--- DATA PROVIDED ---
+++

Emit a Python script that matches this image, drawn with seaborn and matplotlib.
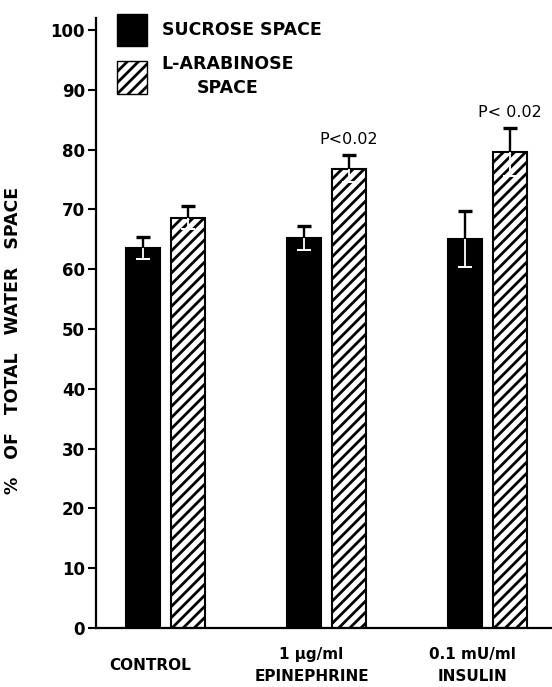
import numpy as np
import pandas as pd
import seaborn as sns
import matplotlib.pyplot as plt
import matplotlib.transforms as mtransforms
from matplotlib.patches import Patch

# datos
grupos = ['CONTROL', '1 µg/ml\nEPINEPHRINE', '0.1 mU/ml\nINSULIN']
espacios = ['SUCROSE SPACE', 'L-ARABINOSE\nSPACE']
sacarosa = [63.6, 65.2, 65.0]
sacarosa_err = [1.85, 2.0, 4.7]
arabinosa = [68.6, 76.8, 79.6]
arabinosa_err = [1.9, 2.2, 4.0]
p_textos = ['', 'P<0.02', 'P< 0.02']
yticks = [0, 10, 20, 30, 40, 50, 60, 70, 80, 90, 100]

df = pd.DataFrame({
    'grupo': grupos * 2,
    'espacio': [espacios[0]] * 3 + [espacios[1]] * 3,
    'valor': sacarosa + arabinosa,
})

sns.set_style('white')
plt.rcParams['font.family'] = ['DejaVu Sans']
plt.rcParams['hatch.linewidth'] = 2.0
for clave in ['text.color', 'axes.labelcolor', 'xtick.color', 'ytick.color']:
    plt.rcParams[clave] = 'black'

fig = plt.figure(figsize=(5.52, 6.87), dpi=100)
ax = fig.add_axes([0.1739, 0.0859, 0.8261, 0.888])

sns.barplot(data=df, x='grupo', y='valor', hue='espacio', hue_order=espacios,
            order=grupos, palette=['black', 'white'], width=0.56, gap=0.246,
            edgecolor='black', linewidth=1.5, errorbar=None, legend=False, ax=ax)

for barra in ax.containers[1]:
    barra.set_hatch('///')

# barras de error: parte de arriba negra, parte de abajo blanca (dentro de la barra)
errores = [sacarosa_err, arabinosa_err]
for k, cont in enumerate(ax.containers):
    for j, barra in enumerate(cont):
        xc = barra.get_x() + barra.get_width() / 2
        h = barra.get_height()
        e = errores[k][j]
        ax.vlines(xc, h, h + e, color='black', lw=1.7, zorder=5)
        ax.plot(xc, h + e, marker='_', ms=9.5, mew=2.4, color='black', zorder=5)
        ax.vlines(xc, h - e, h, color='white', lw=1.3, zorder=5)
        ax.plot(xc, h - e, marker='_', ms=9.5, mew=1.4, color='white', zorder=5)
        if k == 1 and p_textos[j]:
            ax.text(xc, h + e + 2.6, p_textos[j], ha='center', va='center',
                    fontsize=11.5)

ax.set_xlim(-0.432, 2.40)
ax.set_ylim(0, 102)
ax.set_yticks(yticks)
ax.set_yticklabels([str(t) for t in yticks], fontsize=12, fontweight='bold')
ax.tick_params(axis='y', direction='out', length=6, width=1.5, pad=2, left=True)
ax.tick_params(axis='x', length=0, pad=27)
for lab in ax.get_xticklabels():
    lab.set_fontsize(11)
    lab.set_fontweight('bold')
    lab.set_verticalalignment('center')
    lab.set_multialignment('center')
    lab.set_linespacing(1.55)
    lab.set_transform(lab.get_transform() +
                      mtransforms.ScaledTranslation(-15 / 100, 0, fig.dpi_scale_trans))

ax.set_xlabel('')
ax.set_ylabel('%   OF   TOTAL   WATER   SPACE', fontsize=12.5, fontweight='bold')
ax.yaxis.set_label_coords(-0.162, 0.472)

sns.despine(ax=ax)
for lado in ['left', 'bottom']:
    ax.spines[lado].set_linewidth(1.6)
    ax.spines[lado].set_color('black')

manijas = [Patch(facecolor='black', edgecolor='black'),
           Patch(facecolor='white', edgecolor='black', hatch='///')]
leg = ax.legend(manijas, espacios, loc='upper left', bbox_to_anchor=(0.046, 1.007),
                frameon=False, prop={'size': 12.5, 'weight': 'bold'},
                handlelength=1.72, handleheight=2.5, handletextpad=0.85,
                labelspacing=0.5, borderpad=0, borderaxespad=0)
for t in leg.get_texts():
    t.set_multialignment('center')
    t.set_linespacing(1.45)

fig.savefig('out.png', dpi=100)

+++

--- JOB ---
Transcribe all the lines above exactly, apart from the pictures.

--- COMPLETE ANSWER ---
Emit a Python script that matches this image, drawn with seaborn and matplotlib.
import numpy as np
import pandas as pd
import seaborn as sns
import matplotlib.pyplot as plt
import matplotlib.transforms as mtransforms
from matplotlib.patches import Patch

# datos
grupos = ['CONTROL', '1 µg/ml\nEPINEPHRINE', '0.1 mU/ml\nINSULIN']
espacios = ['SUCROSE SPACE', 'L-ARABINOSE\nSPACE']
sacarosa = [63.6, 65.2, 65.0]
sacarosa_err = [1.85, 2.0, 4.7]
arabinosa = [68.6, 76.8, 79.6]
arabinosa_err = [1.9, 2.2, 4.0]
p_textos = ['', 'P<0.02', 'P< 0.02']
yticks = [0, 10, 20, 30, 40, 50, 60, 70, 80, 90, 100]

df = pd.DataFrame({
    'grupo': grupos * 2,
    'espacio': [espacios[0]] * 3 + [espacios[1]] * 3,
    'valor': sacarosa + arabinosa,
})

sns.set_style('white')
plt.rcParams['font.family'] = ['DejaVu Sans']
plt.rcParams['hatch.linewidth'] = 2.0
for clave in ['text.color', 'axes.labelcolor', 'xtick.color', 'ytick.color']:
    plt.rcParams[clave] = 'black'

fig = plt.figure(figsize=(5.52, 6.87), dpi=100)
ax = fig.add_axes([0.1739, 0.0859, 0.8261, 0.888])

sns.barplot(data=df, x='grupo', y='valor', hue='espacio', hue_order=espacios,
            order=grupos, palette=['black', 'white'], width=0.56, gap=0.246,
            edgecolor='black', linewidth=1.5, errorbar=None, legend=False, ax=ax)

for barra in ax.containers[1]:
    barra.set_hatch('///')

# barras de error: parte de arriba negra, parte de abajo blanca (dentro de la barra)
errores = [sacarosa_err, arabinosa_err]
for k, cont in enumerate(ax.containers):
    for j, barra in enumerate(cont):
        xc = barra.get_x() + barra.get_width() / 2
        h = barra.get_height()
        e = errores[k][j]
        ax.vlines(xc, h, h + e, color='black', lw=1.7, zorder=5)
        ax.plot(xc, h + e, marker='_', ms=9.5, mew=2.4, color='black', zorder=5)
        ax.vlines(xc, h - e, h, color='white', lw=1.3, zorder=5)
        ax.plot(xc, h - e, marker='_', ms=9.5, mew=1.4, color='white', zorder=5)
        if k == 1 and p_textos[j]:
            ax.text(xc, h + e + 2.6, p_textos[j], ha='center', va='center',
                    fontsize=11.5)

ax.set_xlim(-0.432, 2.40)
ax.set_ylim(0, 102)
ax.set_yticks(yticks)
ax.set_yticklabels([str(t) for t in yticks], fontsize=12, fontweight='bold')
ax.tick_params(axis='y', direction='out', length=6, width=1.5, pad=2, left=True)
ax.tick_params(axis='x', length=0, pad=27)
for lab in ax.get_xticklabels():
    lab.set_fontsize(11)
    lab.set_fontweight('bold')
    lab.set_verticalalignment('center')
    lab.set_multialignment('center')
    lab.set_linespacing(1.55)
    lab.set_transform(lab.get_transform() +
                      mtransforms.ScaledTranslation(-15 / 100, 0, fig.dpi_scale_trans))

ax.set_xlabel('')
ax.set_ylabel('%   OF   TOTAL   WATER   SPACE', fontsize=12.5, fontweight='bold')
ax.yaxis.set_label_coords(-0.162, 0.472)

sns.despine(ax=ax)
for lado in ['left', 'bottom']:
    ax.spines[lado].set_linewidth(1.6)
    ax.spines[lado].set_color('black')

manijas = [Patch(facecolor='black', edgecolor='black'),
           Patch(facecolor='white', edgecolor='black', hatch='///')]
leg = ax.legend(manijas, espacios, loc='upper left', bbox_to_anchor=(0.046, 1.007),
                frameon=False, prop={'size': 12.5, 'weight': 'bold'},
                handlelength=1.72, handleheight=2.5, handletextpad=0.85,
                labelspacing=0.5, borderpad=0, borderaxespad=0)
for t in leg.get_texts():
    t.set_multialignment('center')
    t.set_linespacing(1.45)

fig.savefig('out.png', dpi=100)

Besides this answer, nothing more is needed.